Xcape Dance Company presented X last night, at the Hult Center’s Soreng Theatre. Artistic director and choreographer Vanessa Fuller offered a high-energy evening, with her own company, and visiting guests.

            The first half of the program’s highlights included a salsa number, well-executed by Jenna Trotter and her partner. Nathan Boozer’s Work Dance Company made a splash with Pitbull, featuring Boozer himself on a leash. Ari Zreliak-Hoban and Cindy Zreliak’s ZAPP offered a cheeky entrée to HipHop. And the Dance Factory had fun with their tribute to Michael Jackson, with choreography by Roshny Bhakta.

            Fuller’s work is confident and stylish, as evidenced in Candy, and All About Dat Booty. Her dancers, of varying ability and technique, all work hard for her, expressing exuberance and joy of movement.

            Pieces, a group number featuring singer Isaac Turner and a projected film, suffered a bit from staging issues, as the various components fought for primacy.

            Singer Shelby Trotter brought the exciting element of live music to the stage for Latch,and while her performance took a few pitches, it was earnest and complimentary to the dancer’s freestyle explorations.

            Mason King’s solo was the standout in the first half. Thoughtful, compelling, and with an inherent structure.
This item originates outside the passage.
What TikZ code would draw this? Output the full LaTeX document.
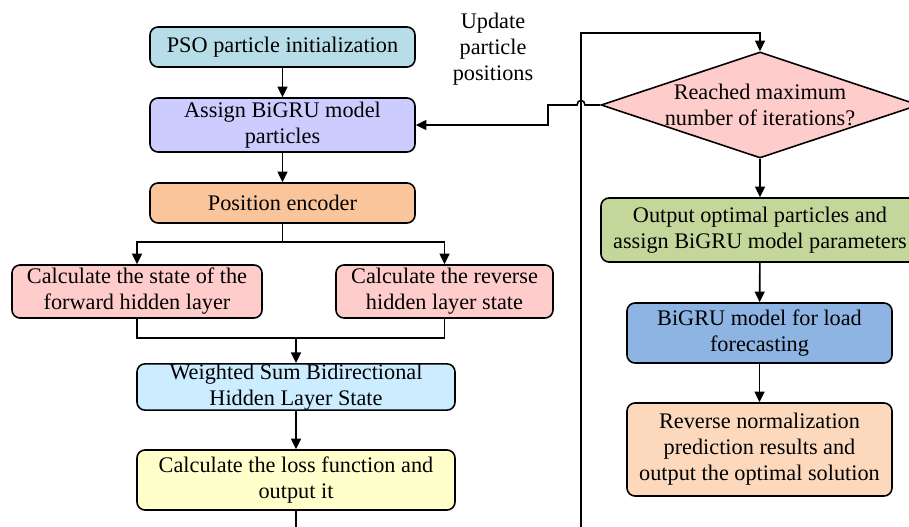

            After intermission, Fuller offered her version of Cell block Tango, from the 1975 musical Chicago. Bob Fosse left some pretty big shoes to fill, and the question is: Do we imitate his unmistakable style, or do our own thing? Well-danced, this piece somehow felt disjointed, like a combination of sexy pedestrian movement, and dance tricks.  

            Drops of Jupiter, along with Say Something in the first half, expressed a more lyrical side for Fuller, with younger dancers gamely delving into the balance, extension and form required.

            Flex offered Urchin by Angela Dunham, a meditation on shape and relationships.

             And throughout the second act, Fuller’s work expressed a variety of moods.  Her solo for a young dancer in Hot Note was lively and appropriate, for the dancer’s age, and abilities.

            (Note: Individual dancers have not been credited in the program, except where they were also choreographers.)

            Aesthetically, Fuller’s work is vibrant and fun, but throughout a whole evening, one sees the same recurring lexicon of moves that she relies on.

            And the overall effort seems to focus on creating a multitude of shorter pieces, rather than on developing any one piece beyond the length of a piece of popular music. Throughout, dancers mouth the lyrics to songs.

            Most pieces are in unison, which is difficult to pull off with a variety of technical levels, and front facing.

            Izikuala Huntley presented a solo last night that underscores his technical artistry, and strong musicality. It would be interesting to see what he would do with a group work.